South/Central Asia: Experts Debate Economics Of Time Zones

The sun sets on the Kazakh time zone (ITAR-TASS) March 23, 2007 (RFE/RL) -- Dozens of countries move their clocks forward on March 25 -- effectively to move an hour of daylight from the morning to the evening for the summer.

Economics was behind the international agreement that divided the world into standard time zones 120 years ago. Until then, each country -- and often territories within countries -- used its own local time for business and transport schedules.


But an 1883 treaty designated the Royal Observatory in Greenwich, England, as the base position for a standard time system.


As more countries recognized the worldwide standard, they began referring to their own clocks in terms of hours ahead or behind "Greenwich Mean Time."


Further Complication


But the introduction of daylight-saving time during the summer months has complicated matters.


Those who participate move their clocks forward by one hour in the spring and back one hour in the fall. But not all places observe daylight-saving time: Neither Afghanistan's nor the former Soviet republics of Central Asia participate, for instance. So people who do business across time zones must keep track of multiple rules.


In Asia, where "offset" time zones are used, things are even more complicated.


Iran is a half-hour ahead of Iraq to the west and a full hour behind Afghanistan to the east.


But Afghanistan's is just a half-hour behind other neighbors. So when it is noon in Kabul, it is 12:30 p.m. in Turkmenistan, Uzbekistan, Tajikistan, and Pakistan.


Niklas Swanstorm is director of Contemporary Silk Road Studies at Uppsala University in Sweden. He says some insist on offset time zones because they think it implies national sovereignty.


"It's a political expression," Swanstorm says. "Simply that you want to state your national difference -- your national independence -- by being different. One of the case examples is Nepal, where it is just 15 minutes difference from India. That is ridiculous from anything else than a political point of view. When you are too close to another country, when you are too similar in a sense, you will find anything that makes you unique or different. And the time zone just might be one of these things."


Hooman Peimani is a Geneva-based independent consultant for firms doing business in Central Asia.


"Pakistan and Afghanistan are a totally different story," Peimani says. "There have been some problems between [Kabul and Islamabad]. To start with, Afghanistan does not recognize the borders as dictated to them. If there is anything, it is not because of geographic issues but because of political issues."


Just To Be Different?


None of the former Soviet republics of Central Asia uses an offset time zone. Uzbekistan, Turkmenistan, and Tajikistan all are five hours ahead of Greenwich Mean Time. Kyrgyzstan is six hours ahead of Greenwich. Kazakhstan has three time zones.


Peimani says Central Asia's time zones are based more on geography than politics.
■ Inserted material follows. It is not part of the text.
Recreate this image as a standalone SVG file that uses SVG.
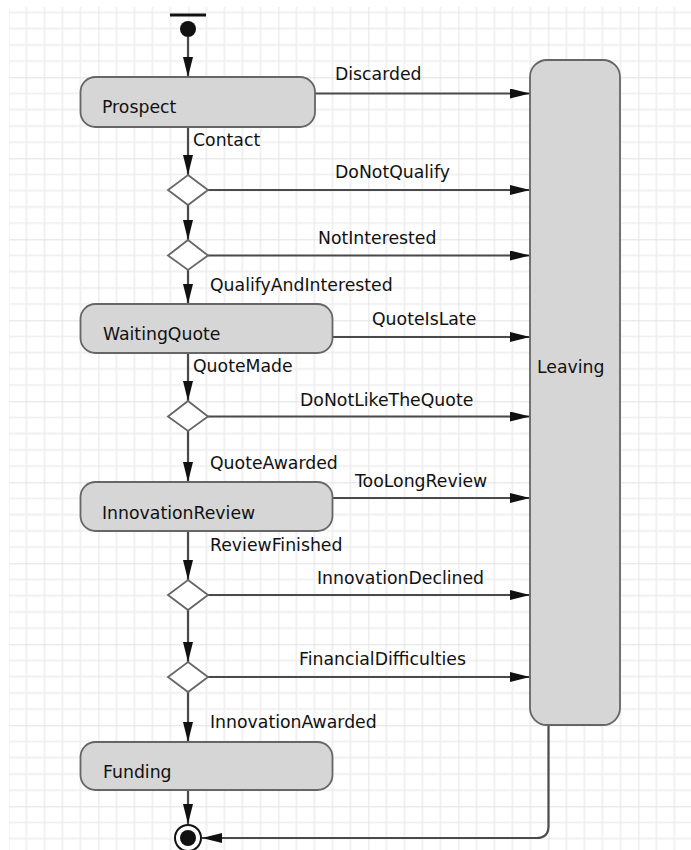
<svg xmlns="http://www.w3.org/2000/svg" width="691" height="850" viewBox="0 0 691 850">
<defs>
<pattern id="grid" patternUnits="userSpaceOnUse" x="8.4" y="-3.7" width="90" height="81">
<g stroke="#eeeeee" stroke-width="1.6" fill="none">
<path d="M18,0V81M36,0V81M54,0V81M72,0V81M0,16.2H90M0,32.4H90M0,48.6H90M0,64.8H90"/>
</g>
<g stroke="#e2e2e2" stroke-width="1.8" fill="none">
<path d="M0,0V81M0,0H90"/>
</g>
</pattern>
<marker id="arr" markerUnits="userSpaceOnUse" markerWidth="20" markerHeight="10" refX="20" refY="5" orient="auto">
<path d="M0,0 L20,5 L0,10 z" fill="#111"/>
</marker>
<style>
.state{fill:#d6d6d6;stroke:#666;stroke-width:1.8}
.dec{fill:#fff;stroke:#666;stroke-width:1.8}
.conn{fill:none;stroke:#4a4a4a;stroke-width:2.2;marker-end:url(#arr)}
text{font-family:"DejaVu Sans",Verdana,sans-serif;font-size:17.3px;fill:#111}
</style>
</defs>
<rect width="691" height="850" fill="#fff"/>
<rect x="9" y="7" width="682" height="843" fill="url(#grid)"/>

<g id="connectors">
<path class="conn" d="M188,37V77"/>
<path class="conn" d="M315,93.5H530"/>
<path class="conn" d="M188,127V175"/>
<path class="conn" d="M208,190H530"/>
<path class="conn" d="M188,205V240"/>
<path class="conn" d="M208,255.5H530"/>
<path class="conn" d="M188,270V304"/>
<path class="conn" d="M332,337H530"/>
<path class="conn" d="M188,353V401"/>
<path class="conn" d="M208,416.5H530"/>
<path class="conn" d="M188,431V482"/>
<path class="conn" d="M332,498H530"/>
<path class="conn" d="M188,531V580"/>
<path class="conn" d="M208,595H530"/>
<path class="conn" d="M188,610V662"/>
<path class="conn" d="M208,677H530"/>
<path class="conn" d="M188,692V742"/>
<path class="conn" d="M188,790V824"/>
<path class="conn" d="M548.5,725V826Q548.5,838 536.5,838H202"/>
<text x="335" y="80">Discarded</text>
<text x="193" y="146">Contact</text>
<text x="335" y="178">DoNotQualify</text>
<text x="318" y="244">NotInterested</text>
<text x="210" y="291">QualifyAndInterested</text>
<text x="372" y="325">QuoteIsLate</text>
<text x="193" y="372">QuoteMade</text>
<text x="300" y="406">DoNotLikeTheQuote</text>
<text x="210" y="469">QuoteAwarded</text>
<text x="355" y="487">TooLongReview</text>
<text x="210" y="551">ReviewFinished</text>
<text x="317" y="584">InnovationDeclined</text>
<text x="299" y="665">FinancialDifficulties</text>
<text x="210" y="728">InnovationAwarded</text>
</g>

<g id="initial">
<rect x="170" y="13.5" width="36" height="3" fill="#111"/>
<circle cx="188" cy="29" r="8" fill="#111"/>
</g>
<g id="prospect">
<rect class="state" x="80.5" y="77" width="234.5" height="50" rx="15" ry="15"/>
<text x="102" y="113">Prospect</text>
</g>
<g id="d1"><path class="dec" d="M188,175L208,190L188,205L168,190Z"/></g>
<g id="d2"><path class="dec" d="M188,240L208,255.5L188,270L168,255.5Z"/></g>
<g id="waitingquote">
<rect class="state" x="80.5" y="304" width="252" height="49" rx="15" ry="15"/>
<text x="103" y="340">WaitingQuote</text>
</g>
<g id="d3"><path class="dec" d="M188,401L208,416.5L188,431L168,416.5Z"/></g>
<g id="innovationreview">
<rect class="state" x="80.5" y="482" width="252" height="49" rx="15" ry="15"/>
<text x="102" y="519">InnovationReview</text>
</g>
<g id="d4"><path class="dec" d="M188,580L208,595L188,610L168,595Z"/></g>
<g id="d5"><path class="dec" d="M188,662L208,677L188,692L168,677Z"/></g>
<g id="funding">
<rect class="state" x="80.5" y="742" width="252" height="48" rx="15" ry="15"/>
<text x="103" y="778">Funding</text>
</g>
<g id="leaving">
<rect class="state" x="530" y="60" width="90" height="665" rx="17" ry="17"/>
<text x="537" y="373">Leaving</text>
</g>
<g id="final">
<circle cx="188" cy="838" r="13" fill="#fff" stroke="#111" stroke-width="2"/>
<circle cx="188" cy="838" r="8" fill="#111"/>
</g>
</svg>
"They want to be different from Russia," Peimani says. "That's a fact. And there are some political issues behind that. But beyond that, and as far as their relations with each other are concerned, at the time of independence [from the Soviet Union] it did not occur to anyone that they should have different time zones in order to secure some kind of political or economic objectives. This situation has been the case over the last century or so. The different time zones [of the former Soviet republics of Central Asia] are due to the geographical differences between these countries and I don't think there is anything beyond that."


Swanstorm argues that it would be more practical to create one time zone for all of Central Asia.


"It would make sense to change to a uniform Central Asian time -- simply because of the hour," Swanstorm says. "It makes much greater sense for the United States to have different time zones because the East Coast and West Coast work in different time zones. But the Central Asians don't really do that. In the region -- whether you like it or not -- there are lots of characteristics that are similar. And [the difference between the current Central Asian time zones] is such a small difference anyway."


But Peimani says Central Asia's economic problems should not be blamed on time differences within the region.


"It is due to a variety of things -- including not having much to offer to each other," Peimani says. "The main export of these countries is oil and gas. And for the rest, it is cotton. So in terms of interstate trade, they really do not have a lot to trade other than, perhaps, dried fruit and some kind of light consumer goods -- some kind of manufactured goods. So if they change the time zones, I think they can remove barriers to trade to the extent that one hour can create barriers. But beyond that, I don't think that by having one time zone for the entire region you are going to have a significant change in terms of trade or economic activity in the region."


Elsewhere in the world, the system continues to evolve because of economic concerns.


In the United States, daylight-saving time is four weeks longer in 2007 than in the past. That's because the Energy Policy Act of 2005 took effect there this year, pushing forward the start of daylight-saving time to the second Sunday of March (March 11) and extending it until the first Sunday of November (November 4).


The U.S. legislation aims to save 10,000 barrels of oil a day by reducing the use of power by businesses during daylight hours.